If you are looking for a different form of profane expression with which to vent your anger or frustration, why not try Lady in the straw. This was a popular oath and refers to the Virgin Mary who gave birth to her child in a stable. I think it is due a renaissance. And if you want to express your exasperation, how about leave them to fry in their own fat, an alternative to give him enough rope and he’ll hang himself?
Someone’s halitosis getting you down? Try lend us your breath to kill Jumbo. And looking for another way to call out someone’s humbug? Leather and prunella, according to James Ware in his Passing English of a Victorian Era, was a corruption of lather, being whipped cream, and prunella, a sort of damson puree or plum jelly. It was initially used to denote flimsiness and by extension humbug.
London ivy was a pleasing euphemism for dust as it sticks to everything while London smoke described a yellowish-grey colour, popular as a paint colour as it hid the dirt. Making the best of everything and the desire to battle through adversity was known as best side towards London. It also reflected the desire of country folk to see London for themselves and even make their fortune. Its streets were not paved with gold, Ware sagely noted.

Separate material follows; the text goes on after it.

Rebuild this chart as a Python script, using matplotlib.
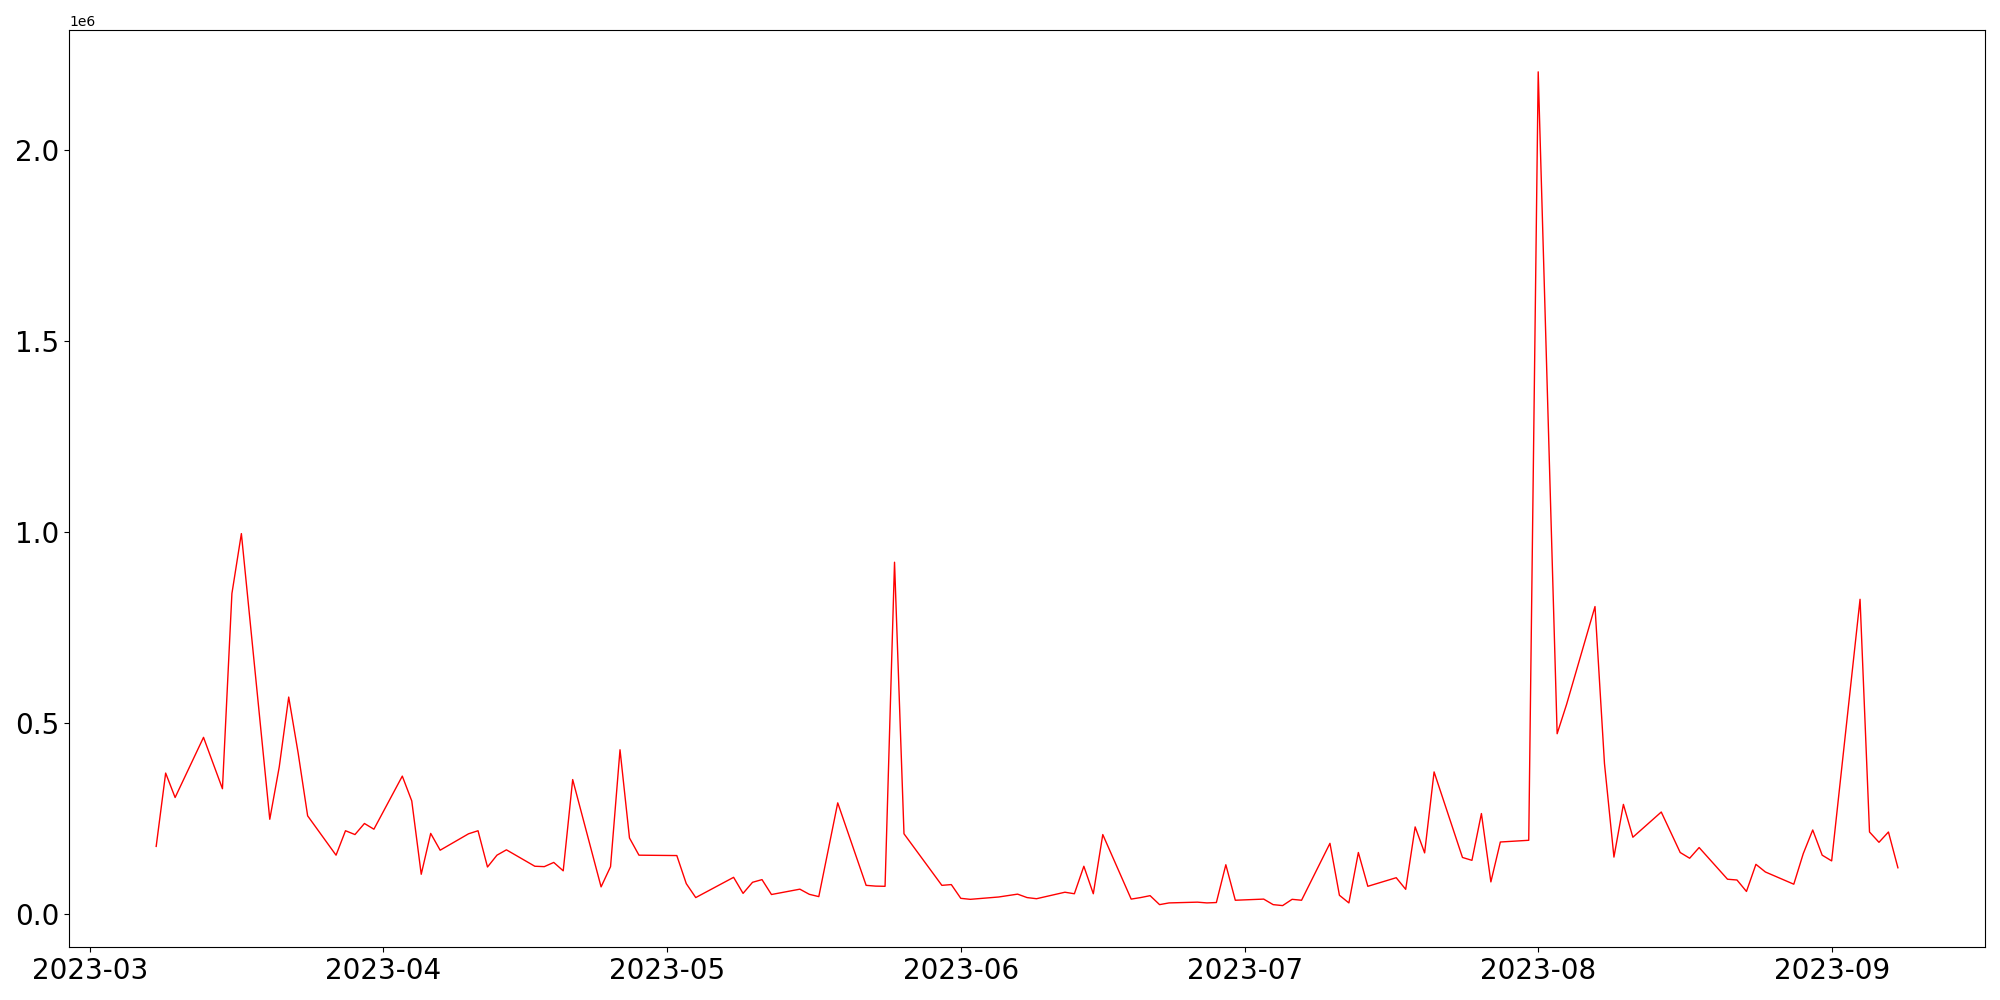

A long pull was something to be sought after, an over full measure of drink, either served by the publican as a favour or to attract trade. Either way, I am sure it was gratefully received. Unsubstantiated reports of such a custom may have been a long-tailed bear, an euphemism for a lie as bears do not have tails. If the barman was serving overly generous measures, the landlord may have looked through the fingers, an Irish phrase meaning to pretend not to see.